Blacks account for 44 percent of the new HIV infections and 44 percent of people living with HIV in the United States. According to the CDC, there was a 21 percent drop in HIV infections among Black women, but McCree said that it was too early to call the decline in numbers a trend. Despite the decrease, Black women still accounted for nearly two-thirds of all new infections for women and suffer HIV infection rate that is 20 times higher than the rate for White women.
Black men account for 31 percent of all new HIV infections, according to the CDC report, and the rate of new infections is six times higher than the rate for White men.
The exponential growth of HIV infections among Black men is largely driven by the infection rates of Black men who have sex with men (MSMs). Black MSMs accounted for more than half (51 percent) of the new infections, followed by heterosexual females (25 percent) and heterosexual males (13 percent). In a 2008 study, 28 percent of Black MSMs were HIV positive compared to 16 percent of White MSMs.
Phill Wilson, the chief executive officer of the Black AIDS Institute, the only national HIV/AIDS think tank focused on Blacks, said that being a Black male and being gay can make it harder for people who need treatment to get it.
"It’s the double jeopardy at the nexus where racism, homophobia, and sexophobia – the fear of talking about sex – come together," said Wilson. "The combination has created barriers to the actual research on the [Black MSMs] or the desire to do research in this population."
Wilson noted that Black men also suffer higher rates of unemployment than their White counterparts. Not having a job can end up closing another door to health care for Black men.
According to the Labor Department, Black men 20 years old and over had a 12 percent unemployment rate in January, compared to White men in the same age group who had 5.2 percent unemployment rate.
The unemployment rate for Blacks teens (16-19 years old) is the highest in the nation at 38 percent, compared to White teen jobless rate was 17.5 percent.
Although Wilson said that the Affordable Care Act would help some Blacks get treatment for HIV/AIDS, most Blacks live in southern states where many Republican lawmakers refused to expand Medicaid, blocking millions of state residents from affordable health care.
In September 2011, the CDC awarded $55 million in grants to 34 community-based organizations to focus on HIV prevention, testing and education among gay, bisexual and transgender youth of color.
In a statement on the grant program, Jonathan Mermin, director of CDC’s Division of HIV/AIDS Prevention, said the AIDS "epidemic cannot be overcome without effectively addressing the severe and rising toll of HIV infections among gay and bisexual men of color, who continue to be hardest hit by this disease."

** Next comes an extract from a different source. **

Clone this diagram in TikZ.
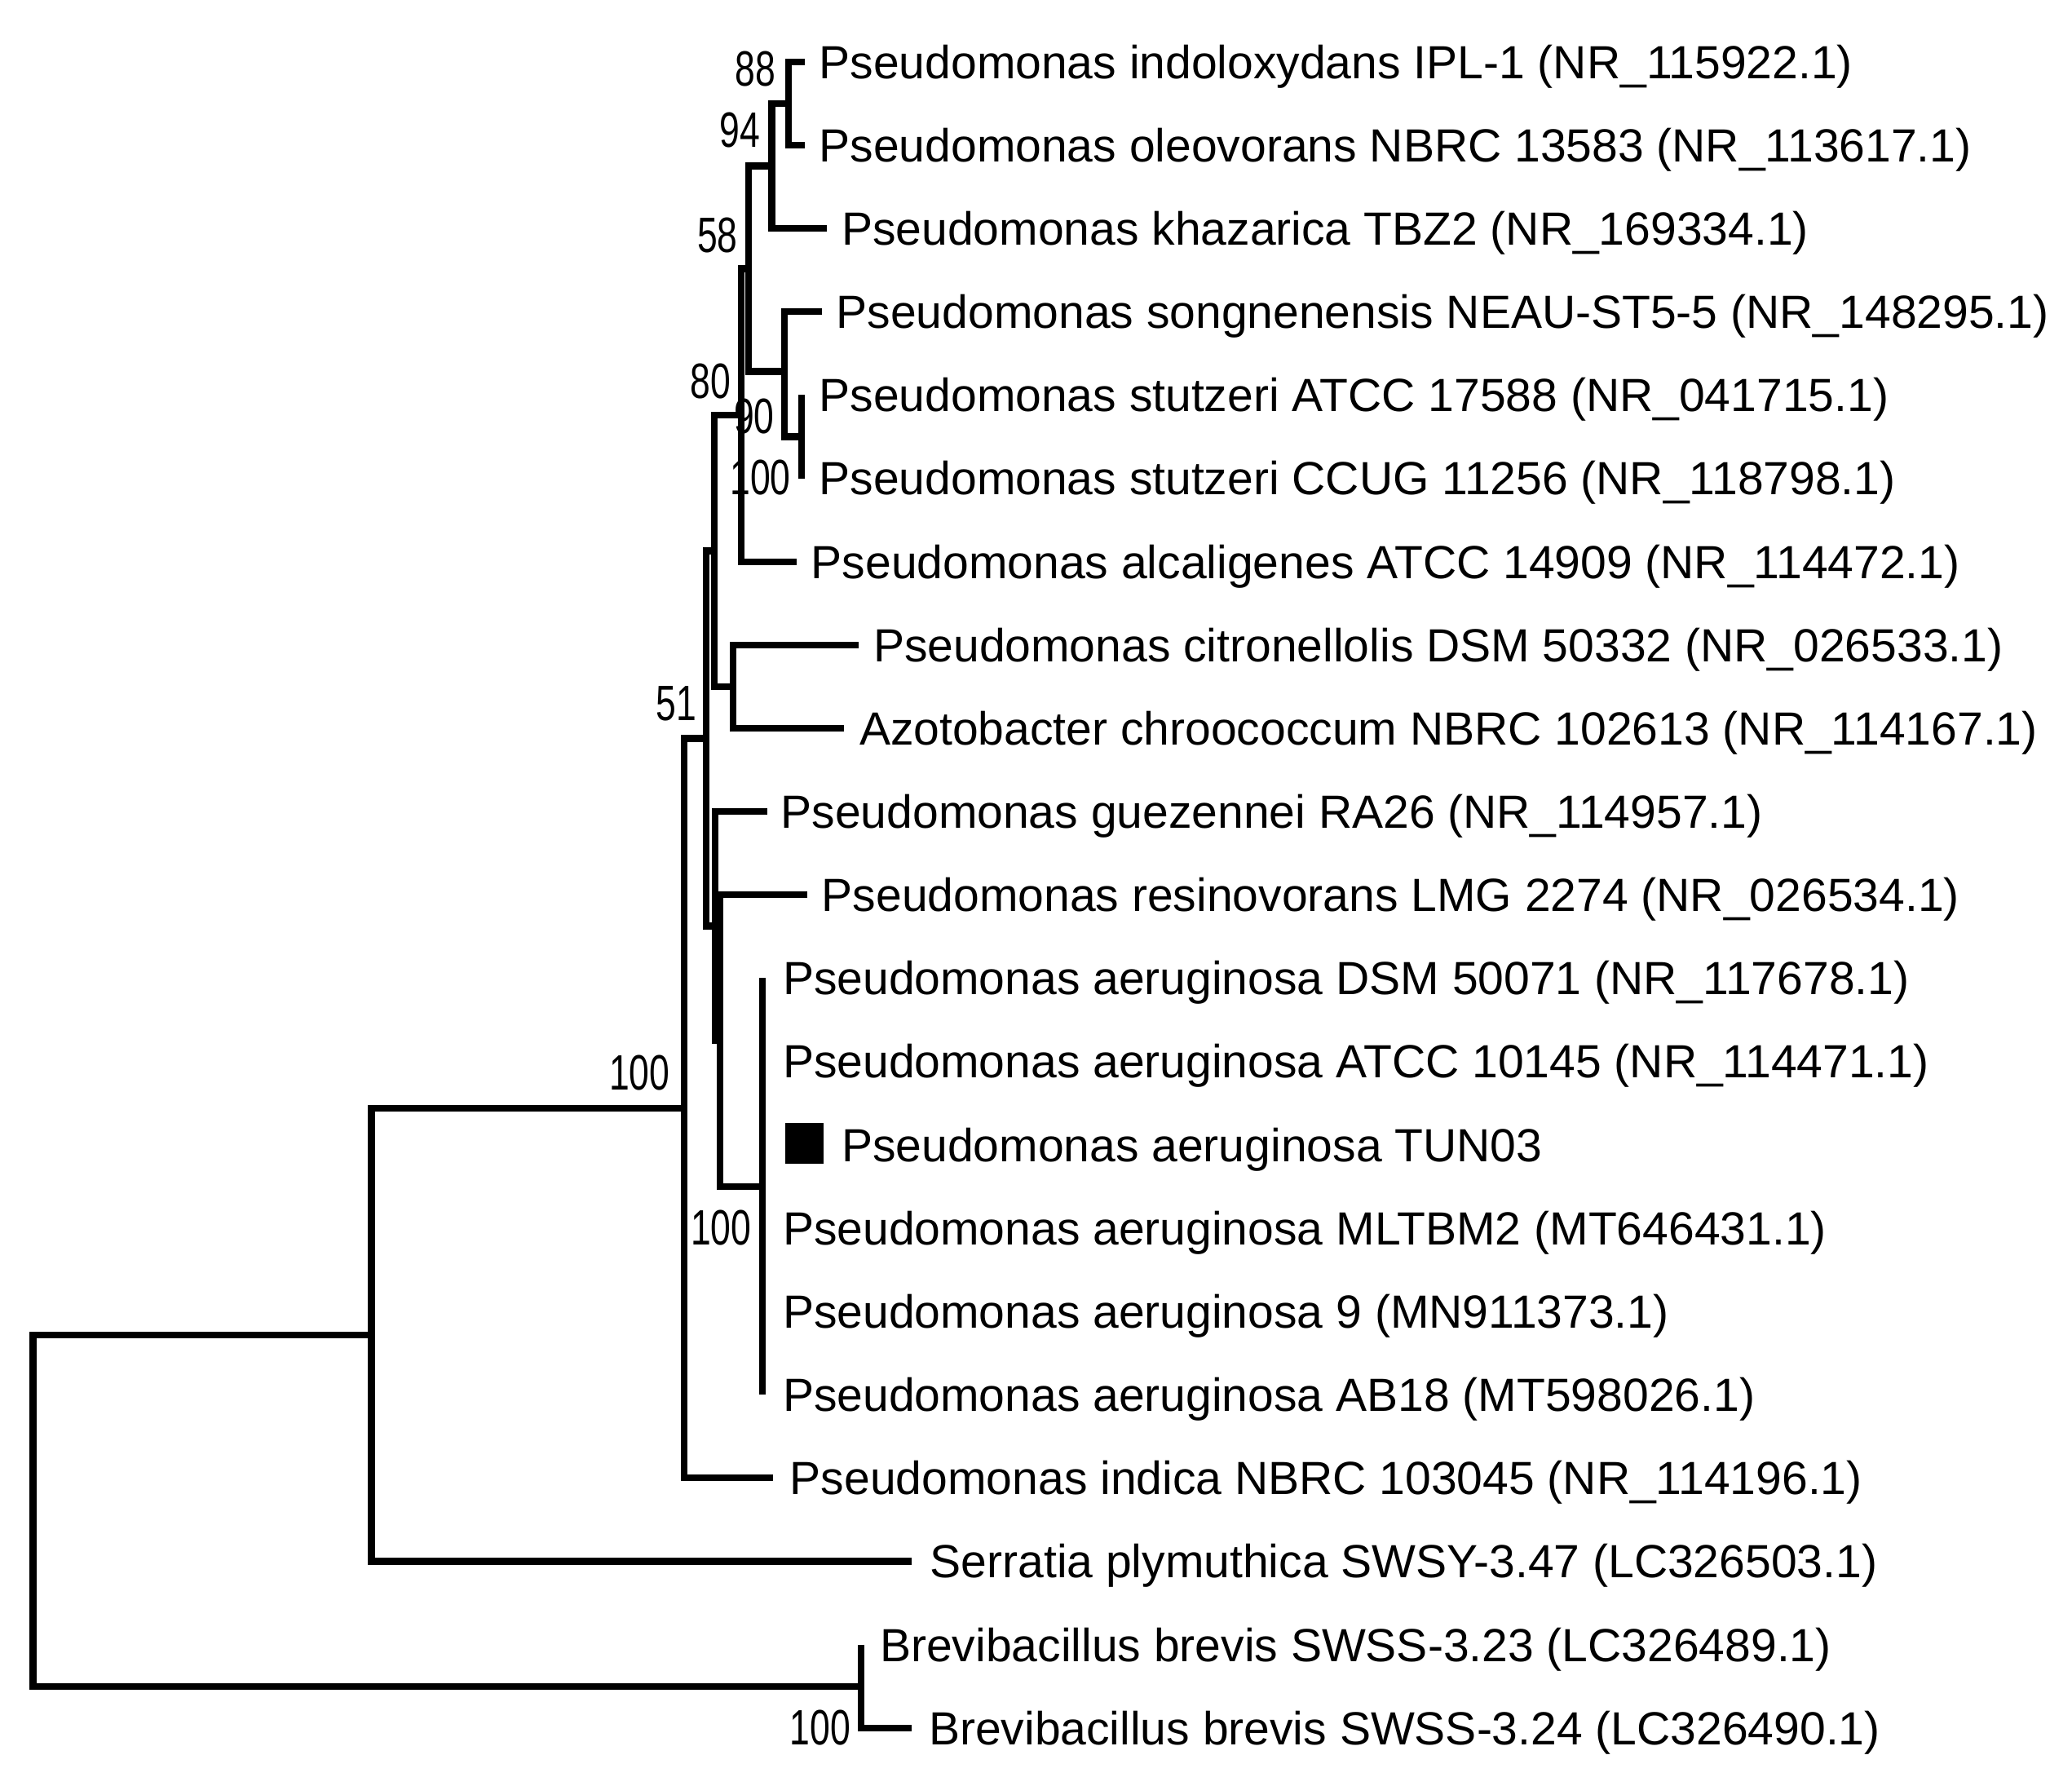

Under the program, CBOs in the South will receive 44 percent of the funds. In 2008, more than 40 percent of minority MSMs were diagnosed in the South.

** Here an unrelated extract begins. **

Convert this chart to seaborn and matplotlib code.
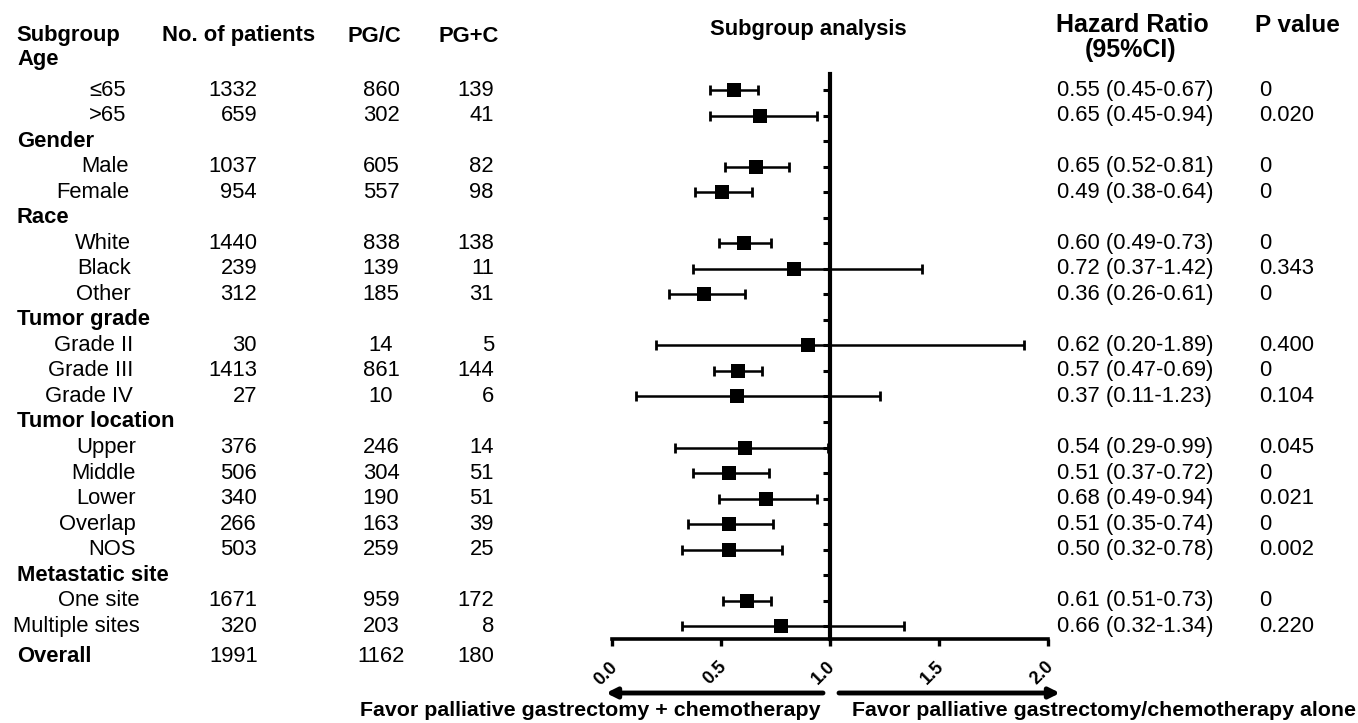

McCree also touted The Care and Prevention in the United States (CAPUS) Demonstration Project designed to increase testing and prevention and improve the rate of that newly diagnosed minorities to were linked to and retained in care. Total funding for the CAPUS project is $44 million.
Wilson said that it is possible to break the back of the AIDS epidemic.
"What the Black community has to understand is that nobody is ever going to care about us as much as we care about ourselves," he said. "As long as we think that it’s okay for Black people to get infected, and to get sick, and to die from the AIDS, the rest of the world is going to think that it’s okay."
Phill Wilson suggested developing a cadre of Black MSMs that can be funded to do research on Black MSMs.
"The research agenda needs to be in alignment with the demographic of the epidemic," said Wilson. "You can’t stop the epidemic, if you ignore the most at-risk population."